Mais l`histoire regorge de conflits déclenchés par des bavures ou des erreurs de calcul. Et Vladimir Poutine, joueur de poker très offensif, pourrait avoir repéré là une opportunité de faire voler l`Otan en éclats : prendre le moindre prétexte, comparable à la destruction fin novembre d`un avion russe par la chasse turque, pour déclencher une riposte d`ampleur sur le territoire turc. Ce qui mettrait l`Otan devant un dilemme insupportable : déclencher l`article 5 pour entrer en guerre aux côtés d`un allié turc horripilant ou renoncer et ruiner la crédibilité de l`Alliance.

Pour Bruno Tertrais de la Fondation pour la recherche stratégique, il s`agit là d`une prise de risques extrême, constituant « une rupture majeure avec la stratégie suivie jusqu`ici par Poutine ». Mais peut-être le président russe est-il persuadé d`en sortir vainqueur, convaincu que les dirigeants occidentaux n`ont pas de tripes. Il prendrait alors une revanche sur cette Otan honnie, responsable de la fin de l`URSS, la plus grande catastrophe géostratégique du XXe siècle, selon lui.

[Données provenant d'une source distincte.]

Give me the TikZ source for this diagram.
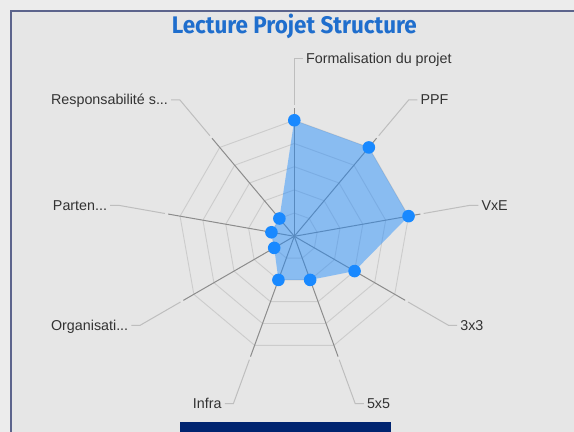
\documentclass[tikz,border=0pt]{standalone}
\usepackage{fontspec}
\usepackage{graphicx}
\setmainfont{Liberation Sans}
\newfontfamily\titlefont{Fira Sans}
\definecolor{bgout}{RGB}{236,236,236}
\definecolor{bgin}{RGB}{230,230,230}
\definecolor{framecol}{RGB}{92,100,140}
\definecolor{titleblue}{RGB}{31,110,205}
\definecolor{dotblue}{RGB}{25,137,255}
\definecolor{ringgray}{RGB}{204,204,204}
\definecolor{spokegray}{RGB}{140,140,140}
\definecolor{leadgray}{RGB}{190,190,190}
\definecolor{labelgray}{RGB}{50,50,50}
\definecolor{navybar}{RGB}{0,36,112}
\newcommand\trunc{.{}.{}.}

\begin{document}
\begin{tikzpicture}[x=23.2pt,y=23.2pt,
    ring/.style={draw=ringgray, line width=0.9pt},
    spoke/.style={draw=spokegray, line width=1pt},
    leader/.style={draw=leadgray, line width=1pt},
    lbl/.style={text=labelgray, font=\fontsize{14.3}{16}\selectfont, inner sep=0pt},
    dot/.style={circle, fill=dotblue, minimum size=12.6pt, inner sep=0pt}]
        % page and frame
        \fill[bgout] (-12.685,-8.435) rectangle (12.056,10.185);
        \useasboundingbox (-12.685,-8.435) rectangle (12.056,10.185);
        \fill[bgin] (-12.211,-9) rectangle (12.5,9.711);
        \draw[draw=framecol, line width=2pt] (-12.211,-9) -- (-12.211,9.711) -- (12.5,9.711);
        \node[text=titleblue, inner sep=0pt, anchor=base] (T) at (0,8.72)
          {\resizebox{245pt}{\height}{\titlefont\bfseries\fontsize{24}{28}\selectfont Lecture Projet Structure}};
        \coordinate (O) at (0,0);
        % grid
        \foreach \r in {1,...,5}
          \draw[ring] (90:\r) \foreach \k in {1,...,8} { -- (90-40*\k:\r) } -- cycle;
        % axes, leaders and labels
        \foreach \a/\lab/\v/\s/\anc [count=\i] in {90/Formalisation du projet/5/1/west,
            50/PPF/5/1/west, 10/VxE/5/1/west, -30/3x3/3/1/west, -70/5x5/2/1/west,
            -110/Infra/2/-1/east, -150/Organisati\trunc/1/-1/east, 170/Parten\trunc/1/-1/east,
            130/Responsabilité s\trunc/1/-1/east} {
          \coordinate (p\i) at (\a:\v);
          \coordinate (s\i) at (\a:5.52);
          \coordinate (l\i) at (\a:5.66);
          \coordinate (e\i) at (\a:7.68);
          \path (e\i) ++(\s*0.37,0) coordinate (h\i);
          \draw[spoke] (O) -- (s\i);
          \draw[leader] (l\i) -- (e\i) -- (h\i);
          \node[lbl, anchor=base \anc] (L\i) at ([xshift=\s*3pt, yshift=-5pt]h\i) {\lab};
        }
        % values
        \fill[dotblue, fill opacity=0.45] (p1) -- (p2) -- (p3) -- (p4) -- (p5) -- (p6) -- (p7) -- (p8) -- (p9) -- cycle;
        \foreach \i in {1,...,9}
          \node[dot] (d\i) at (p\i) {};
        \fill[navybar] (-4.927,-8.004) rectangle (4.168,-9);
      \end{tikzpicture}
\end{document}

Sauf que... l`Otan peut très bien préserver sa crédibilité sans pour autant entrer en conflit avec la Russie. L`article 5, en effet, n`impose pas aux armées de l`Otan d`aller au combat, mais seulement d`entreprendre « toute action jugée nécessaire », par exemple en fournissant munitions et renseignements. La riposte de l`Otan pourrait être très graduée. Selon Bruno Tertrais, « les pressions américaines seraient très fortes pour rester solidaire de la Turquie, car l`intérêt supérieur de l`Otan serait en jeu ». Un test extrême qu`il serait quand même préférable d`éviter. Car les Européens n`ont pas d`alternative à l`Otan. Leur défense commune est dans les limbes depuis un demi-siècle. Seules les armées française et britannique sont des gros calibres, que leurs alliées européennes ne suivent quasiment pas au combat. Et on voit mal comment des Européens incapables de se répartir des flots de réfugiés pourraient être prêts à mourir les uns pour les autres.

Même si les combats n`ont pas lieu sur le territoire de l`Otan, la crise syrienne menace la sécurité de ses membres. Les manoeuvres militaires russes contre les rebelles syriens, et turques, contre les kurdes, pourraient entraîner les deux nations dans un conflit délétère.
En cas d`agression, l`Otan, dont la Turquie est membre, serait dans l`obligation statutaire de venir en aide à son allié.